──────── Data shown
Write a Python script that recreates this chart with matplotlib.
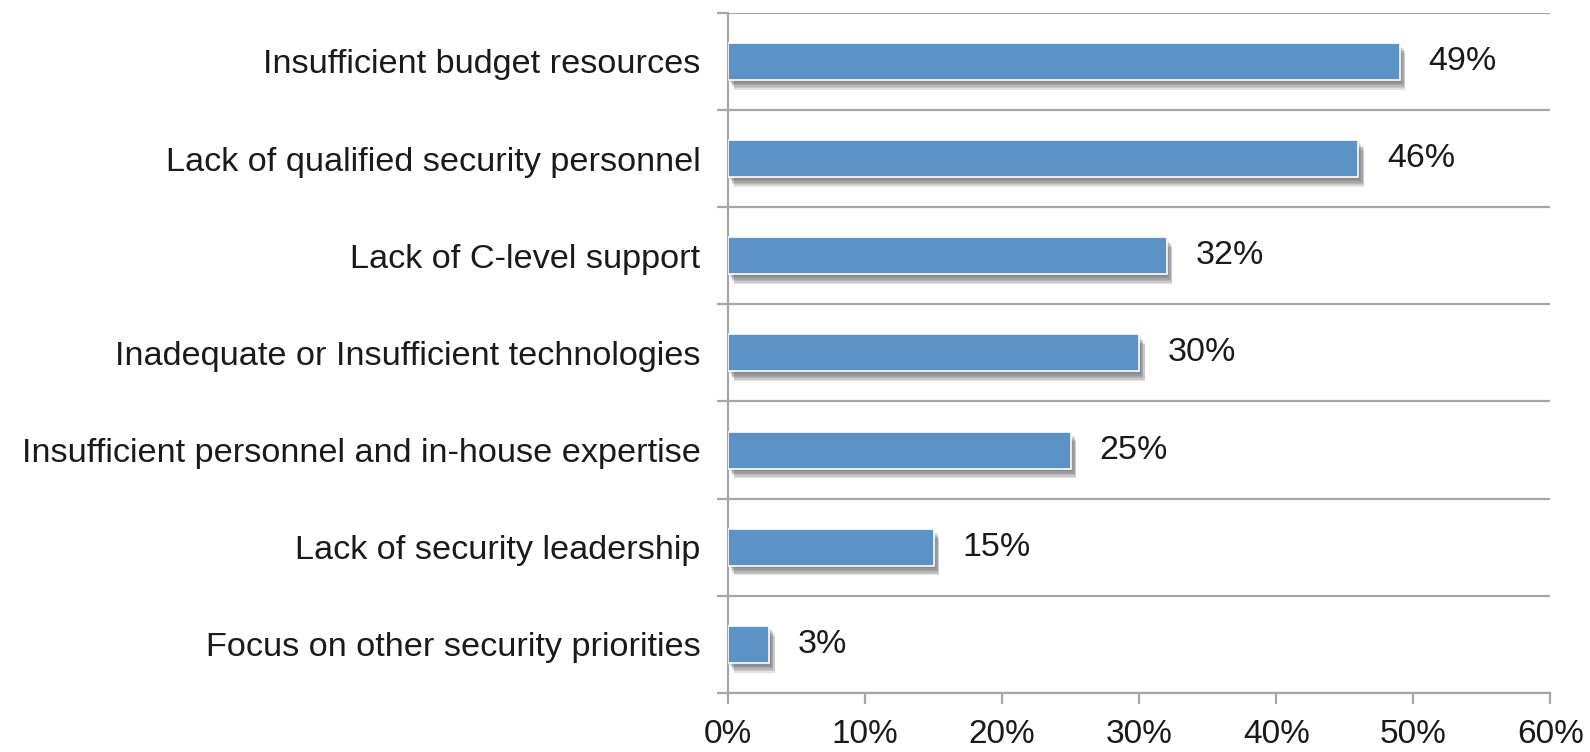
import matplotlib.pyplot as plt
import matplotlib.patheffects as pe
from matplotlib.ticker import FixedLocator

plt.rcParams["font.family"] = ["Liberation Sans", "DejaVu Sans"]

categories = [
    "Insufficient budget resources",
    "Lack of qualified security personnel",
    "Lack of C-level support",
    "Inadequate or Insufficient technologies",
    "Insufficient personnel and in-house expertise",
    "Lack of security leadership",
    "Focus on other security priorities",
]
values = [49, 46, 32, 30, 25, 15, 3]
xticks = [0, 10, 20, 30, 40, 50, 60]

bar_color = "#5b93c7"
line_color = "#a6a6a6"
text_color = "#1a1a1a"

fig = plt.figure(figsize=(15.9, 7.52), dpi=100)
ax = fig.add_axes([0.458, 0.0785, 0.517, 0.9045])

ypos = list(range(len(categories)))
bars = ax.barh(ypos, values, height=0.38, color=bar_color,
               edgecolor="white", linewidth=1.2, zorder=3)

# soft drop shadow: a few faint offset copies under each bar
shadow = [
    pe.SimplePatchShadow(offset=(dx, -dy), shadow_rgbFace="#505050", alpha=0.16)
    for dx, dy in [(1, 2), (2, 3), (3, 4), (3, 5), (4, 6), (4, 7)]
]
for b in bars:
    b.set_path_effects(shadow + [pe.Normal()])

for y, v in zip(ypos, values):
    ax.text(v + 2.1, y, f"{v}%", va="center", ha="left",
            fontsize=24.5, color=text_color)

ax.set_xlim(0, 60)
ax.set_ylim(len(categories) - 0.5, -0.5)

ax.set_xticks(xticks)
ax.set_xticklabels([f"{t}%" for t in xticks], fontsize=24, color=text_color)
ax.set_yticks(ypos)
ax.set_yticklabels(categories, fontsize=24.7, color=text_color)

# boundaries between categories carry the tick marks and gridlines
bounds = [i - 0.5 for i in range(len(categories) + 1)]
ax.yaxis.set_minor_locator(FixedLocator(bounds))
ax.tick_params(axis="y", which="major", length=0, pad=20)
ax.tick_params(axis="y", which="minor", length=8, width=1.6, color=line_color)
ax.tick_params(axis="x", which="major", length=8, width=1.6, color=line_color, pad=11)
ax.grid(axis="y", which="minor", color=line_color, linewidth=1.6, zorder=0)

for side in ("top", "right"):
    ax.spines[side].set_visible(False)
for side in ("left", "bottom"):
    ax.spines[side].set_color(line_color)
    ax.spines[side].set_linewidth(1.6)

fig.savefig("out.png", dpi=100)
────────────────
• [Exercise prompt] Make an exact copy of the data above, pictures excluded.

• [The solution]
Write a Python script that recreates this chart with matplotlib.
import matplotlib.pyplot as plt
import matplotlib.patheffects as pe
from matplotlib.ticker import FixedLocator

plt.rcParams["font.family"] = ["Liberation Sans", "DejaVu Sans"]

categories = [
    "Insufficient budget resources",
    "Lack of qualified security personnel",
    "Lack of C-level support",
    "Inadequate or Insufficient technologies",
    "Insufficient personnel and in-house expertise",
    "Lack of security leadership",
    "Focus on other security priorities",
]
values = [49, 46, 32, 30, 25, 15, 3]
xticks = [0, 10, 20, 30, 40, 50, 60]

bar_color = "#5b93c7"
line_color = "#a6a6a6"
text_color = "#1a1a1a"

fig = plt.figure(figsize=(15.9, 7.52), dpi=100)
ax = fig.add_axes([0.458, 0.0785, 0.517, 0.9045])

ypos = list(range(len(categories)))
bars = ax.barh(ypos, values, height=0.38, color=bar_color,
               edgecolor="white", linewidth=1.2, zorder=3)

# soft drop shadow: a few faint offset copies under each bar
shadow = [
    pe.SimplePatchShadow(offset=(dx, -dy), shadow_rgbFace="#505050", alpha=0.16)
    for dx, dy in [(1, 2), (2, 3), (3, 4), (3, 5), (4, 6), (4, 7)]
]
for b in bars:
    b.set_path_effects(shadow + [pe.Normal()])

for y, v in zip(ypos, values):
    ax.text(v + 2.1, y, f"{v}%", va="center", ha="left",
            fontsize=24.5, color=text_color)

ax.set_xlim(0, 60)
ax.set_ylim(len(categories) - 0.5, -0.5)

ax.set_xticks(xticks)
ax.set_xticklabels([f"{t}%" for t in xticks], fontsize=24, color=text_color)
ax.set_yticks(ypos)
ax.set_yticklabels(categories, fontsize=24.7, color=text_color)

# boundaries between categories carry the tick marks and gridlines
bounds = [i - 0.5 for i in range(len(categories) + 1)]
ax.yaxis.set_minor_locator(FixedLocator(bounds))
ax.tick_params(axis="y", which="major", length=0, pad=20)
ax.tick_params(axis="y", which="minor", length=8, width=1.6, color=line_color)
ax.tick_params(axis="x", which="major", length=8, width=1.6, color=line_color, pad=11)
ax.grid(axis="y", which="minor", color=line_color, linewidth=1.6, zorder=0)

for side in ("top", "right"):
    ax.spines[side].set_visible(False)
for side in ("left", "bottom"):
    ax.spines[side].set_color(line_color)
    ax.spines[side].set_linewidth(1.6)

fig.savefig("out.png", dpi=100)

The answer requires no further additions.